Before the vote, the board heard from many educators, parents, law enforcement, students and community members who were both for and against the resolution.

Derek Hawkins, a dean at Dr. Martin Luther King, Jr. Early College, opposed the resolution. He said the process was rushed, lacked the support of directly impacted stakeholders, would not reduce tickets given to students or minimize risk on campus. Contrary to what is being portrayed, he said, SROs at his school are not wearing riot gear and ready to write tickets.

"I see officers that look like our students, officers that are serving in communities in which they grew up. I see mentors that have led our students to DPD Cadet programs. I see officers that have inspired students to become police officers," Hawkins said.

University of Denver Sturm College of Law student Tiera Brown, 28, grew up in Far Northeast Denver. She was 13 years old when school administrators first referred her to law enforcement for fighting and other infractions. Since then, Brown said she's had multiple interactions with Denver police and other officers over the years.

"Instead of being given the opportunity to learn from those mistakes, I was instead thrown into the juvenile justice system," she said.
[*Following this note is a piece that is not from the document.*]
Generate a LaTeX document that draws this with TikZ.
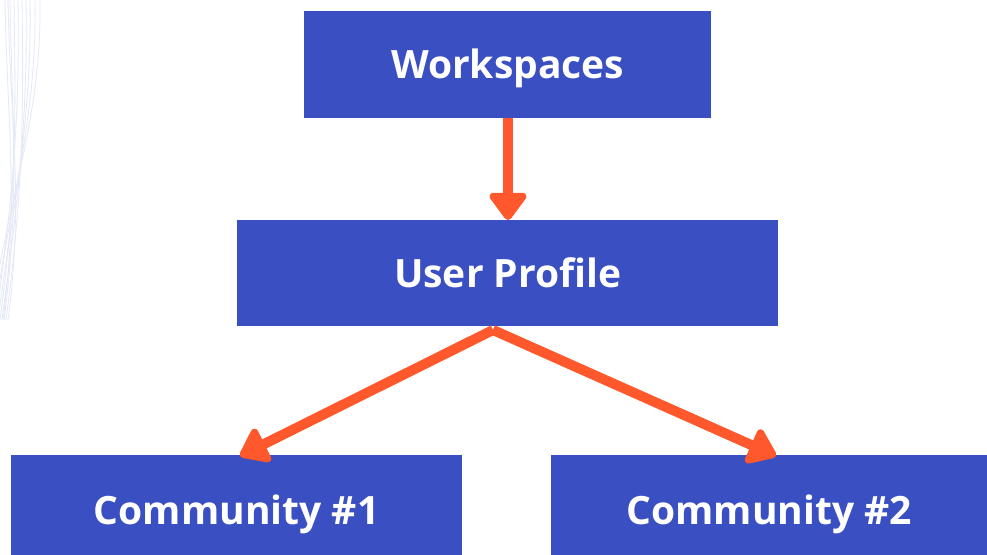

From the 2014-15 school year through the 2018-19 school year, police officers ticketed or arrested DPS students in school at least 4,540 times. The vast majority were black or Latinx students between the ages of 10 and 15 years old, the resolution states. These disciplinary actions introduced them "to the criminal justice system" and often inflicted "institutional trauma."

While DPS' contract with the Denver Police Department is ending, the relationship will not be completely severed. The resolution asks for revised guidelines that will clarify the police department's more limited role in supporting district personnel in the creation of a "safe, healthy and equitable schools for all students."